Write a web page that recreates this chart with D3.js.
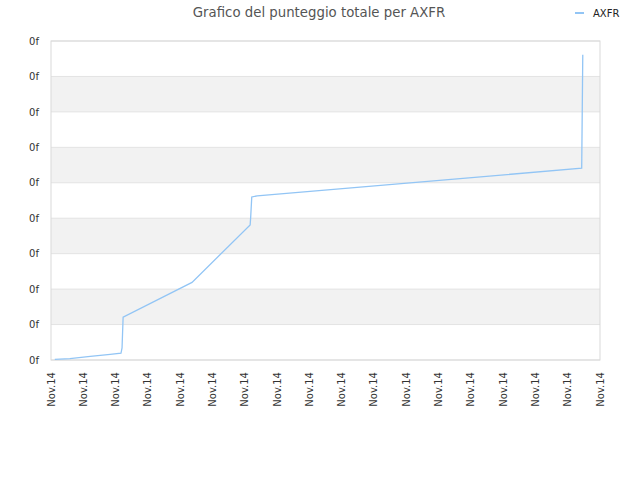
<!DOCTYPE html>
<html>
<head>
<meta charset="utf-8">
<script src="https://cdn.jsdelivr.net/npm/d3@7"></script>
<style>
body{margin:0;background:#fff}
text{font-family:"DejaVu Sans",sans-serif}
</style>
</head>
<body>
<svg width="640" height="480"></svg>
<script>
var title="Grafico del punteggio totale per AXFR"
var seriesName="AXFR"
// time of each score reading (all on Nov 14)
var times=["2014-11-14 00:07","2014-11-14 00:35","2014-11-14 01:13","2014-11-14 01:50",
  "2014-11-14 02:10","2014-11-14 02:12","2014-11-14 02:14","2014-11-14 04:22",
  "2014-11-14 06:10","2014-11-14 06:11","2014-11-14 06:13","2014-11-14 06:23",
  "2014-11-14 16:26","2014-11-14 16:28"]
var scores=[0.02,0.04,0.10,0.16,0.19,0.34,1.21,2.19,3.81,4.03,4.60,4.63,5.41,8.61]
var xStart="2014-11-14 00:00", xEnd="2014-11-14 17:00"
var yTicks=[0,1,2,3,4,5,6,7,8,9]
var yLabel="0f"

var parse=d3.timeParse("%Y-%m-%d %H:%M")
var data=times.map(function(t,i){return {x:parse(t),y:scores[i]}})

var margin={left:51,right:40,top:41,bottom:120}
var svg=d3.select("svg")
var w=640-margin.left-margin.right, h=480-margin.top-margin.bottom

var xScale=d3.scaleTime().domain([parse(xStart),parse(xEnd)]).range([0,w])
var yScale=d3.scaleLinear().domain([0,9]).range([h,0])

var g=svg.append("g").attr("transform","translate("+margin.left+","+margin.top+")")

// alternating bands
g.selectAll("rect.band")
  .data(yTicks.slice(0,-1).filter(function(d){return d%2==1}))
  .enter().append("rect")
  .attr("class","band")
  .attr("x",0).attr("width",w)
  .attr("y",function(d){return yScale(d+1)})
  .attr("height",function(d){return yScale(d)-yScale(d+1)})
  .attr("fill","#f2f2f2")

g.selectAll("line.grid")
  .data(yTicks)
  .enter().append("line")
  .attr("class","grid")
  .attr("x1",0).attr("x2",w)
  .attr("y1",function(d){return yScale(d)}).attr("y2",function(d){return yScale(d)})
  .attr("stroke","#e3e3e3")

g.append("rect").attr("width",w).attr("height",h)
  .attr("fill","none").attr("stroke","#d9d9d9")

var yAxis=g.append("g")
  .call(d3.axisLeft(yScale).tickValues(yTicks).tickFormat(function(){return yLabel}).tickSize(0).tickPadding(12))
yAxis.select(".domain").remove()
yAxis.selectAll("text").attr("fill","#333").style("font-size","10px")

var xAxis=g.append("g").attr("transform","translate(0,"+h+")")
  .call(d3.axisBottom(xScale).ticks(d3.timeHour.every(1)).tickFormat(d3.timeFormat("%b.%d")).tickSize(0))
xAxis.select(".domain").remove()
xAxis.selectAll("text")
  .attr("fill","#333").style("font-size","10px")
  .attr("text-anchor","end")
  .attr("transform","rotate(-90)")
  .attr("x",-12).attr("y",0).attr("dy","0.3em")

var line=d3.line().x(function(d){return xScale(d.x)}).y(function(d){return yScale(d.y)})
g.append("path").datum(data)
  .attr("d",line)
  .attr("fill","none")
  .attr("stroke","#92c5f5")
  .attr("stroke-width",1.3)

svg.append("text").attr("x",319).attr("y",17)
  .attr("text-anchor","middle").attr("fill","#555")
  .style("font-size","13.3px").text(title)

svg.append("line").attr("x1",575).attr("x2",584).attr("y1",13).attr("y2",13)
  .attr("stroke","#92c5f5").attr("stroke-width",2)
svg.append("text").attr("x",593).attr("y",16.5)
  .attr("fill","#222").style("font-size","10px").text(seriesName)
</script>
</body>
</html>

## [Task to carry out]
Give an exact copy of the material, leaving out every picture.

## [Task result]
Write a web page that recreates this chart with D3.js.
<!DOCTYPE html>
<html>
<head>
<meta charset="utf-8">
<script src="https://cdn.jsdelivr.net/npm/d3@7"></script>
<style>
body{margin:0;background:#fff}
text{font-family:"DejaVu Sans",sans-serif}
</style>
</head>
<body>
<svg width="640" height="480"></svg>
<script>
var title="Grafico del punteggio totale per AXFR"
var seriesName="AXFR"
// time of each score reading (all on Nov 14)
var times=["2014-11-14 00:07","2014-11-14 00:35","2014-11-14 01:13","2014-11-14 01:50",
  "2014-11-14 02:10","2014-11-14 02:12","2014-11-14 02:14","2014-11-14 04:22",
  "2014-11-14 06:10","2014-11-14 06:11","2014-11-14 06:13","2014-11-14 06:23",
  "2014-11-14 16:26","2014-11-14 16:28"]
var scores=[0.02,0.04,0.10,0.16,0.19,0.34,1.21,2.19,3.81,4.03,4.60,4.63,5.41,8.61]
var xStart="2014-11-14 00:00", xEnd="2014-11-14 17:00"
var yTicks=[0,1,2,3,4,5,6,7,8,9]
var yLabel="0f"

var parse=d3.timeParse("%Y-%m-%d %H:%M")
var data=times.map(function(t,i){return {x:parse(t),y:scores[i]}})

var margin={left:51,right:40,top:41,bottom:120}
var svg=d3.select("svg")
var w=640-margin.left-margin.right, h=480-margin.top-margin.bottom

var xScale=d3.scaleTime().domain([parse(xStart),parse(xEnd)]).range([0,w])
var yScale=d3.scaleLinear().domain([0,9]).range([h,0])

var g=svg.append("g").attr("transform","translate("+margin.left+","+margin.top+")")

// alternating bands
g.selectAll("rect.band")
  .data(yTicks.slice(0,-1).filter(function(d){return d%2==1}))
  .enter().append("rect")
  .attr("class","band")
  .attr("x",0).attr("width",w)
  .attr("y",function(d){return yScale(d+1)})
  .attr("height",function(d){return yScale(d)-yScale(d+1)})
  .attr("fill","#f2f2f2")

g.selectAll("line.grid")
  .data(yTicks)
  .enter().append("line")
  .attr("class","grid")
  .attr("x1",0).attr("x2",w)
  .attr("y1",function(d){return yScale(d)}).attr("y2",function(d){return yScale(d)})
  .attr("stroke","#e3e3e3")

g.append("rect").attr("width",w).attr("height",h)
  .attr("fill","none").attr("stroke","#d9d9d9")

var yAxis=g.append("g")
  .call(d3.axisLeft(yScale).tickValues(yTicks).tickFormat(function(){return yLabel}).tickSize(0).tickPadding(12))
yAxis.select(".domain").remove()
yAxis.selectAll("text").attr("fill","#333").style("font-size","10px")

var xAxis=g.append("g").attr("transform","translate(0,"+h+")")
  .call(d3.axisBottom(xScale).ticks(d3.timeHour.every(1)).tickFormat(d3.timeFormat("%b.%d")).tickSize(0))
xAxis.select(".domain").remove()
xAxis.selectAll("text")
  .attr("fill","#333").style("font-size","10px")
  .attr("text-anchor","end")
  .attr("transform","rotate(-90)")
  .attr("x",-12).attr("y",0).attr("dy","0.3em")

var line=d3.line().x(function(d){return xScale(d.x)}).y(function(d){return yScale(d.y)})
g.append("path").datum(data)
  .attr("d",line)
  .attr("fill","none")
  .attr("stroke","#92c5f5")
  .attr("stroke-width",1.3)

svg.append("text").attr("x",319).attr("y",17)
  .attr("text-anchor","middle").attr("fill","#555")
  .style("font-size","13.3px").text(title)

svg.append("line").attr("x1",575).attr("x2",584).attr("y1",13).attr("y2",13)
  .attr("stroke","#92c5f5").attr("stroke-width",2)
svg.append("text").attr("x",593).attr("y",16.5)
  .attr("fill","#222").style("font-size","10px").text(seriesName)
</script>
</body>
</html>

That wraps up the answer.